I take it you don’t buy the CCL CFD concept, endorsed by Hansen https://canada.citizensclimatelobby.org/carbon-fee-and-dividend/ How would you respond to this NYT article, published a couple of years ago?https://www.nytimes.com/2016/03/02/business/does-a-carbon-tax-work-ask-british-columbia.html
Thanks Ike — no I am not against Hansen’s CFD (you and I have covered this before, in my Jan 2017 piece on BC’s tax).
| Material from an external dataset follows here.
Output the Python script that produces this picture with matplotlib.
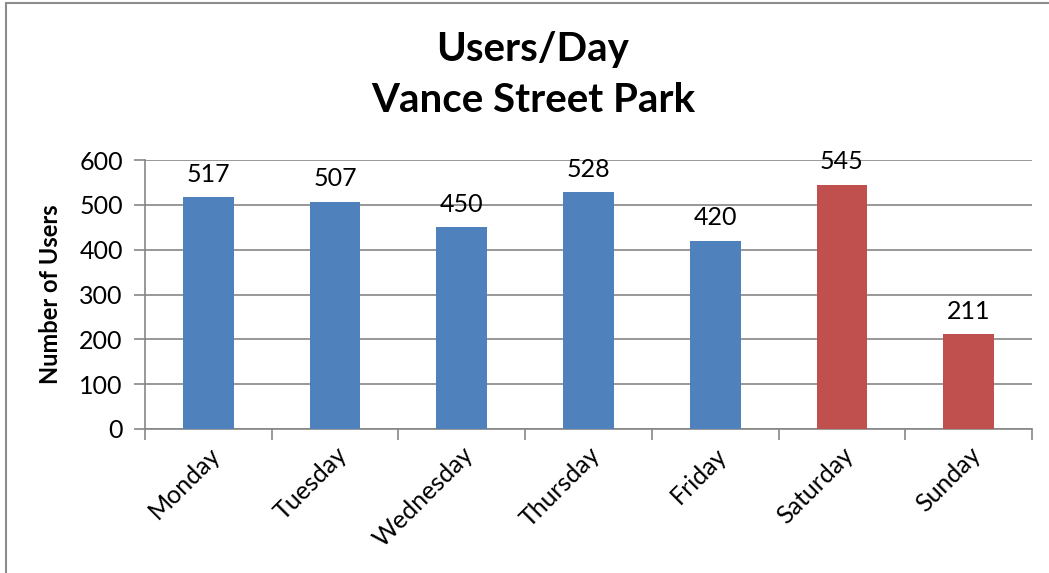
import matplotlib
matplotlib.use("Agg")
import matplotlib.pyplot as plt
from matplotlib.patches import Rectangle
import numpy as np

days = ["Monday", "Tuesday", "Wednesday", "Thursday", "Friday", "Saturday", "Sunday"]
users = [517, 507, 450, 528, 420, 545, 211]
colors = ["#4F81BD"] * 5 + ["#C0504D"] * 2
yticks = [0, 100, 200, 300, 400, 500, 600]

plt.rcParams['font.family'] = ['Lato', 'DejaVu Sans']
grid_col = "#868686"

fig = plt.figure(figsize=(10.49, 5.73), dpi=100)
ax = fig.add_axes([145 / 1049, 1 - 429 / 573, (1032 - 145) / 1049, (429 - 160) / 573])

# chart frame
fig.patches.append(Rectangle((6 / 1049, -0.1), 1.2, 1 - 3 / 573 + 0.1,
                             transform=fig.transFigure, fill=False,
                             edgecolor="#8c8c8c", linewidth=1.5))

x = np.arange(len(days))
ax.bar(x, users, width=0.4, color=colors, zorder=3)
for xi, v in zip(x, users):
    ax.text(xi, v + 26, str(v), ha="center", va="bottom", fontsize=18)

ax.set_xlim(-0.5, len(days) - 0.5)
ax.set_ylim(0, 600)
ax.set_yticks(yticks)
ax.tick_params(axis="y", labelsize=18, length=8, color=grid_col, width=1.2, pad=8)
ax.yaxis.grid(True, color=grid_col, linewidth=1.2, zorder=0)
ax.set_axisbelow(True)

ax.set_xticks(x)
ax.set_xticklabels(days, rotation=45, ha="right", va="top", rotation_mode="anchor", fontsize=18)
ax.tick_params(axis="x", length=0, pad=10)
ax.set_xticks(np.arange(-0.5, len(days)), minor=True)
ax.tick_params(axis="x", which="minor", length=8, color=grid_col, width=1.2)

for s in ["top", "right"]:
    ax.spines[s].set_visible(False)
for s in ["left", "bottom"]:
    ax.spines[s].set_color(grid_col)
    ax.spines[s].set_linewidth(1.2)

ax.set_ylabel("Number of Users", fontsize=17, fontweight="bold", labelpad=12)

fig.text(533 / 1049, 1 - 50 / 573, "Users/Day", ha="center", va="center",
         fontsize=29, fontweight="bold")
fig.text(533 / 1049, 1 - 101 / 573, "Vance Street Park", ha="center", va="center",
         fontsize=29, fontweight="bold")

fig.savefig("out.png", dpi=100)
To the NYTimes piece — notice there’s not a single word about how much CO2 the tax has reduced. It’s all about percentages of voters who like or don’t like it, and how it did not drive BC’s economy into the ground. This quote sums it up:
What technologies?
I became pro-nuclear after working hard for years trying to find credibility in funding proposals for wind, solar, biofuels, plasma gasification, CCS, energy efficiency, conservation, etc etc. I tried to find credibility, and failed.
We know these, individually and in their collectivity, are a pie in the sky, aka BS. We also know what technology works, it’s the one that powers Ontario right now. But it seems the carbon-pricing crowd, with the exception of Hansen, tries to pretend we don’t.
It will be interesting to see what Ford will do about the already paid for carbon credits. What about the OPG board that he said he’d repace? Re Carbon Fee and Dividend. It’s biggest benefit is that the government has no means to pick and choose favourites and also puts the cash in the public’s pocket. It’s a more just sytem. Cap and Trade gives the polluters a licence to pollute. Carbon Fee is a penalty that charges them for the diry air it uses up. The benefits go the the people who breathe the air not the government.
The refusal of these “environmental” organizations to do anything remotely like a straightforward evaluation of the efficacy of different programs in achieving their putative goals proves that they are façades, fronts for other interests.
How much of EFC’s money comes from Gaz Metro?